The Chief Executive of New Zealand's Ministry of Justice had an epiphany when he went on his Christmas holidays at the end of 2013.

He realized the Ministry needed to transform into a data enabled organization and that it had to throw itself into the project, beginning with the culture.

“So, we’ve been on a journey of data enablement ever since 2014,” Wendy Hamilton, the Ministry’s Director of Information and Business Intelligence said at the Gartner Data & Analytics Summit in Sydney in late February.

“And you’d have to say that although we have succeeded in building that culture of enablement, it didn’t go that smoothly at times,” she said.

Finding the Starting Point

The Ministry of Justice is a national organization with around 4,000 employees throughout New Zealand supporting the judiciary. It is the largest legal firm in the country, providing legal aid, and policy advice to the Government on civil and criminal issues. It also deals with questions about money laundering, human rights, and privacy. 

As a result of this heritage, it captures a lot of data that exists in silos. Operational teams rarely work with each other and share information and data.
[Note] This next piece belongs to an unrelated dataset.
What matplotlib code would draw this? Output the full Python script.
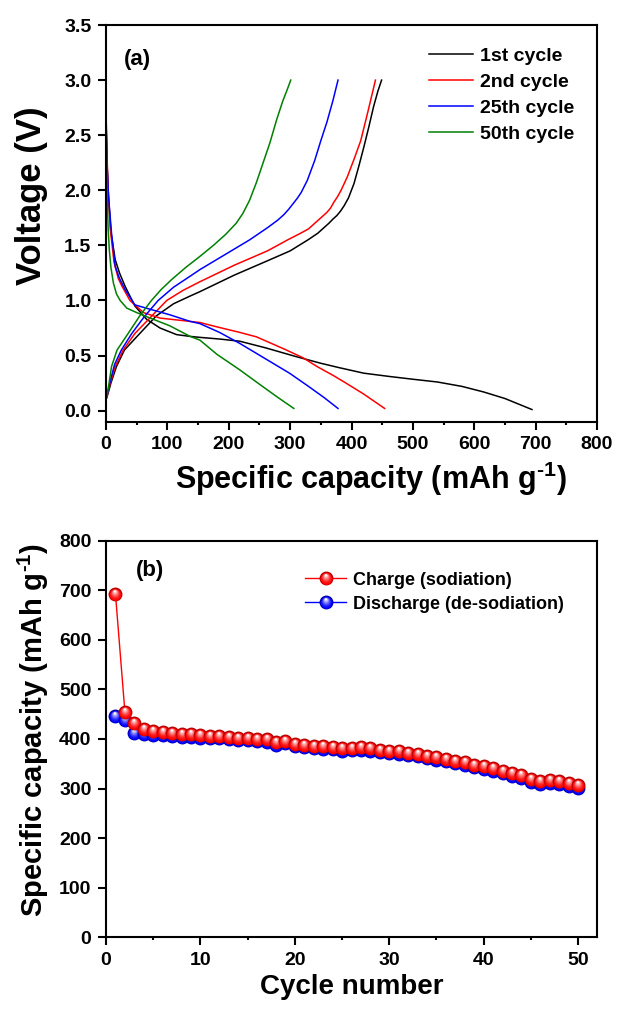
import numpy as np
import matplotlib
matplotlib.use("Agg")
import matplotlib.pyplot as plt
from matplotlib.path import Path
from matplotlib.lines import Line2D
from matplotlib.legend_handler import HandlerTuple
from matplotlib.colors import to_rgb
from matplotlib.ticker import MultipleLocator, FormatStrFormatter

plt.rcParams['font.family'] = ['Liberation Sans', 'DejaVu Sans']
plt.rcParams['font.weight'] = 'bold'
plt.rcParams['mathtext.fontset'] = 'custom'
plt.rcParams['mathtext.rm'] = 'Liberation Sans:bold'
plt.rcParams['mathtext.bf'] = 'Liberation Sans:bold'
plt.rcParams['mathtext.default'] = 'bf'

# ---------------- (a) galvanostatic voltage profiles ----------------
cyc1_dis_cap = [0, 1, 2, 4, 8, 15, 22, 31, 47, 66, 88, 115, 137, 153, 185, 218, 260,
                310, 350, 380, 420, 462, 500, 540, 580, 615, 650, 694]
cyc1_dis_v = [2.65, 2.45, 2.2, 1.95, 1.62, 1.37, 1.25, 1.13, 0.95, 0.83, 0.75, 0.69,
              0.674, 0.665, 0.65, 0.63, 0.57, 0.49, 0.43, 0.39, 0.34, 0.31, 0.285,
              0.26, 0.22, 0.17, 0.11, 0.01]
cyc1_chg_cap = [0, 3, 8, 17, 30, 55, 82, 110, 137, 153, 209, 263, 300, 329, 345, 355,
                363, 370, 376, 382, 388, 395, 404, 412, 420, 428, 436, 443, 449]
cyc1_chg_v = [0.10, 0.15, 0.25, 0.40, 0.55, 0.70, 0.86, 0.97, 1.04, 1.08, 1.23, 1.36,
              1.45, 1.55, 1.61, 1.66, 1.70, 1.74, 1.77, 1.81, 1.86, 1.93, 2.06, 2.22,
              2.39, 2.57, 2.76, 2.90, 3.0]

cyc2_dis_cap = [0, 1, 2, 4, 7, 13, 20, 26, 39, 61, 88, 137, 153, 181, 218, 245, 290,
                321, 344, 370, 391, 420, 454]
cyc2_dis_v = [2.70, 2.5, 2.25, 1.95, 1.65, 1.35, 1.2, 1.13, 1.0, 0.89, 0.84, 0.81,
              0.80, 0.76, 0.71, 0.67, 0.56, 0.48, 0.40, 0.32, 0.25, 0.15, 0.02]
cyc2_chg_cap = [0, 3, 7, 15, 28, 47, 73, 99, 125, 153, 209, 263, 296, 317, 330, 340,
                350, 360, 366, 371, 377, 383, 393, 404, 415, 427, 439]
cyc2_chg_v = [0.10, 0.16, 0.25, 0.40, 0.55, 0.70, 0.85, 1.00, 1.09, 1.17, 1.32, 1.45,
              1.55, 1.61, 1.65, 1.70, 1.75, 1.80, 1.84, 1.89, 1.94, 2.00, 2.12, 2.28,
              2.45, 2.72, 3.0]

cyc25_dis_cap = [0, 1, 2, 4, 9, 15, 22, 31, 47, 72, 104, 137, 153, 185, 218, 263, 299,
                 330, 355, 378]
cyc25_dis_v = [2.60, 2.4, 2.2, 1.95, 1.61, 1.31, 1.2, 1.10, 0.96, 0.92, 0.87, 0.81,
               0.79, 0.71, 0.61, 0.46, 0.34, 0.22, 0.12, 0.02]
cyc25_chg_cap = [0, 3, 7, 14, 25, 42, 62, 85, 110, 137, 153, 195, 234, 263, 280, 290,
                 298, 305, 312, 318, 328, 340, 350, 360, 370, 378]
cyc25_chg_v = [0.10, 0.17, 0.27, 0.42, 0.55, 0.70, 0.85, 1.00, 1.12, 1.22, 1.28, 1.42,
               1.55, 1.66, 1.73, 1.78, 1.83, 1.88, 1.93, 1.98, 2.09, 2.27, 2.45, 2.62,
               2.82, 3.0]

cyc50_dis_cap = [0, 1, 2, 3.5, 5.4, 8, 12, 17, 23, 34, 50, 72, 104, 137, 153, 181,
                 218, 250, 280, 306]
cyc50_dis_v = [2.55, 2.3, 1.91, 1.65, 1.46, 1.30, 1.16, 1.06, 1.0, 0.93, 0.89, 0.84,
               0.77, 0.674, 0.64, 0.51, 0.37, 0.24, 0.12, 0.02]
cyc50_chg_cap = [0, 3, 5, 9, 18, 36, 55, 74, 90, 107, 130, 153, 175, 195, 212, 223,
                 234, 245, 256, 267, 278, 288, 295, 301]
cyc50_chg_v = [0.10, 0.18, 0.25, 0.40, 0.55, 0.70, 0.86, 1.00, 1.10, 1.19, 1.30, 1.40,
               1.50, 1.60, 1.70, 1.79, 1.91, 2.07, 2.25, 2.43, 2.64, 2.81, 2.91, 3.0]

profile_labels = ['1st cycle', '2nd cycle', '25th cycle', '50th cycle']
profile_colors = ['black', '#ff0000', '#0000ff', '#008000']

# ---------------- (b) cycling performance ----------------
cycles = list(range(1, 51))
charge_cap = [693, 455, 433, 420, 416, 414, 413, 411, 410, 408, 407, 406, 404, 403,
              402, 400, 400, 393, 396, 390, 388, 386, 385, 384, 381, 382, 383, 381,
              378, 376, 375, 372, 370, 366, 363, 360, 356, 353, 348, 345, 341, 336,
              331, 327, 319, 316, 318, 316, 312, 308]
discharge_cap = [447, 438, 413, 410, 409, 408, 407, 405, 404, 403, 402, 401, 399, 398,
                 397, 395, 394, 388, 391, 385, 383, 381, 380, 379, 376, 377, 378, 376,
                 373, 371, 370, 367, 365, 361, 358, 355, 351, 348, 343, 340, 336, 331,
                 326, 322, 313, 310, 312, 310, 306, 302]


def sphere_markers(base, dark, n=7):
    """Stack of offset circle markers that together look like a shaded ball."""
    circ = Path.unit_circle()
    frame = [Path([[-1.0, -1.0]], [Path.MOVETO]), Path([[1.0, 1.0]], [Path.MOVETO])]
    out = []
    b = np.array(to_rgb(base))
    w = np.ones(3)
    out.append((Path.make_compound_path(*frame, circ), to_rgb(dark)))
    for i in range(n + 1):
        t = i / n
        r = 0.86 * (1 - t) + 0.14 * t
        cx, cy = -0.08 * t, 0.45 * t - 0.06 * (1 - t)
        verts = circ.vertices * r + np.array([cx, cy])
        p = Path(verts, circ.codes)
        f = t ** 1.5
        col = b * (1 - f) + w * f
        out.append((Path.make_compound_path(*frame, p), tuple(col)))
    return out


fig = plt.figure(figsize=(6.17, 10.09), dpi=100)
ax1 = fig.add_axes([0.1718, 0.5821, 0.7958, 0.3931])
ax2 = fig.add_axes([0.1718, 0.0711, 0.7958, 0.3930])

profiles = [
    (cyc1_dis_cap, cyc1_dis_v, cyc1_chg_cap, cyc1_chg_v),
    (cyc2_dis_cap, cyc2_dis_v, cyc2_chg_cap, cyc2_chg_v),
    (cyc25_dis_cap, cyc25_dis_v, cyc25_chg_cap, cyc25_chg_v),
    (cyc50_dis_cap, cyc50_dis_v, cyc50_chg_cap, cyc50_chg_v),
]
for (dc, dv, cc, cv), lab, col in zip(profiles, profile_labels, profile_colors):
    ax1.plot(dc, dv, color=col, lw=1.1, label=lab, solid_joinstyle='round')
    ax1.plot(cc, cv, color=col, lw=1.1, solid_joinstyle='round')

ax1.set_xlim(0, 800)
ax1.set_ylim(-0.1, 3.5)
ax1.xaxis.set_major_locator(MultipleLocator(100))
ax1.xaxis.set_minor_locator(MultipleLocator(50))
ax1.yaxis.set_major_locator(MultipleLocator(0.5))
ax1.yaxis.set_major_formatter(FormatStrFormatter('%.1f'))
ax1.set_xlabel(r'Specific capacity (mAh g$^{\text{-1}}$)', fontsize=22,
               fontweight='bold')
ax1.xaxis.set_label_coords(0.54, -0.097)
ax1.set_ylabel('Voltage (V)', fontsize=25, fontweight='bold')
ax1.yaxis.set_label_coords(-0.118, 0.569)
ax1.text(0.065, 0.912, '(a)', transform=ax1.transAxes, fontsize=16,
         fontweight='bold', ha='center', va='center')
leg1 = ax1.legend(loc='upper left', bbox_to_anchor=(0.657, 0.943), frameon=False,
                  fontsize=14, handlelength=2.3, handletextpad=0.36,
                  labelspacing=0.43, borderpad=0, borderaxespad=0)
for t in leg1.get_texts():
    t.set_fontweight('bold')

# cycling data with shaded ball markers
ms = 10
series = [(discharge_cap, '#0000ff', '#0000a8', 'Discharge (de-sodiation)'),
          (charge_cap, '#ff0000', '#b80000', 'Charge (sodiation)')]
handles = {}
for k, (vals, col, dark, lab) in enumerate(series):
    z = 3 + 2 * k
    ax2.plot(cycles, vals, color=col, lw=1.0, zorder=z)
    layers = sphere_markers(col, dark)
    for x, y in zip(cycles, vals):
        for mk, mc in layers:
            ax2.plot([x], [y], ls='none', marker=mk, ms=ms, mfc=mc, mec='none',
                     zorder=z + 1)
    h = [Line2D([], [], color=col, lw=1.0)]
    for mk, mc in layers:
        h.append(Line2D([], [], ls='none', marker=mk, ms=ms, mfc=mc, mec='none'))
    handles[lab] = tuple(h)

leg_labels = ['Charge (sodiation)', 'Discharge (de-sodiation)']
leg2 = ax2.legend([handles[l] for l in leg_labels], leg_labels,
                  handler_map={tuple: HandlerTuple(ndivide=1, pad=0)},
                  loc='upper left', bbox_to_anchor=(0.405, 0.922), frameon=False,
                  fontsize=13, handlelength=2.3, handletextpad=0.37,
                  labelspacing=0.38, borderpad=0, borderaxespad=0, numpoints=1)
for t in leg2.get_texts():
    t.set_fontweight('bold')

ax2.set_xlim(0, 52)
ax2.set_ylim(0, 800)
ax2.xaxis.set_major_locator(MultipleLocator(10))
ax2.xaxis.set_minor_locator(MultipleLocator(5))
ax2.yaxis.set_major_locator(MultipleLocator(100))
ax2.set_xlabel('Cycle number', fontsize=20, fontweight='bold', labelpad=4)
ax2.set_ylabel(r'Specific capacity (mAh g$^{\text{-1}}$)', fontsize=21,
               fontweight='bold')
ax2.yaxis.set_label_coords(-0.113, 0.523)
ax2.text(0.0906, 0.926, '(b)', transform=ax2.transAxes, fontsize=16,
         fontweight='bold', ha='center', va='center')

for ax in (ax1, ax2):
    for s in ax.spines.values():
        s.set_linewidth(1.5)
    ax.tick_params(which='major', direction='out', length=5.5, width=1.5,
                   labelsize=14)
    ax.tick_params(axis='x', which='major', pad=5)
    ax.tick_params(axis='y', which='major', pad=5)
    ax.tick_params(which='minor', direction='out', length=2.5, width=1.5)
    ax.tick_params(axis='y', which='minor', left=False)
    for lbl in ax.get_xticklabels() + ax.get_yticklabels():
        lbl.set_fontweight('bold')

fig.savefig('out.png', dpi=100)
“Before we went through this we couldn’t tell you very much about the customer journey or experience, but we could tell you about the silos of our service delivery,” Hamilton said.

"All of our reporting and analytics was descriptive and backward-looking,” she added.

Hamilton and her team were responsible for implementing the CEO's vision. One of the early lessons was that it was not so much the strategy or technology--it was the culture.

“It was easy for the CEO to come back from holidays and say he wanted a data-driven organization,” Hamilton said. “But this stuff is hard.”

The starting point was also daunting. There was no data governance, definitions and standards around data, and a data policy framework. Data quality was variable, and the products that were in use were not scalable.

The goal to become data-driven was a long way away. The ideal future was a new environment where data was reliable and easy to access. More importantly, it would help to create insights from data, which could then be turned into actions.

“It was like climbing Mount Everest, but we embarked on the journey, and it was incremental,” Hamilton said.

“We didn’t know all the details about how we would get to the top, but we knew that the strategy was not [good] enough, there were cultural barriers inhibiting our progress, and we needed to change,” she added.

Navigating the Challenges

There was stiff internal resistance at first, but the analytics team soon proved their point.

They looked at data around legal aid applications. They found out that if there was a spike in application numbers, it resulted in a rise in court volumes several months later. The insight was that higher volumes could be predicted and better planned for regarding resource allocations.

“The analytics team made a bold statement and predicted a rise in volumes, but the operational team initially said they couldn’t see it. They said that the data people were the only ones saying this and that they did not hear anything like this from the field,” Hamilton said.

“But the data analytics guys held to their story because they trusted the data, and then three to four months later what they said would happen started to happen,” she added.

Proving the potential of using data to deliver insights was a significant catalyst early in the transformation. Organizational leaders came on board with the project and the journey to “Mount Everest” began.

Once the change was driven by leaders, the department created multi-disciplinary teams to work on specific business questions and outcomes. For example, they wanted to achieve the goal of dealing with all cases involving “serious harm” within a 12-month timeframe.

It was not until later that new technology was implemented--a decision Hamilton said proved to be a good one.

“So often good technology is put into dysfunctional environments. We worked on fixing the people and the culture first, and it was only then that we started to implement some cool technology,” she added.

The Department also involved its incumbent vendors in the process, speeding up the building of the new tools.

The Real Journey Begins

Today, the journey is ongoing. “Mount Everest” is in sight, though perhaps not yet conquered.

More importantly, the Department of Justice is embedding data and analytics, knocking down silos where the “sacred cows” lived, and building a new governance framework across the organization which has the ethical use of data at its core.

“The game changer for us was committed leadership at all levels focused on a common purpose,” Hamilton said.

“That is what started to change behaviors and the culture, and began our journey to data enablement,” she added.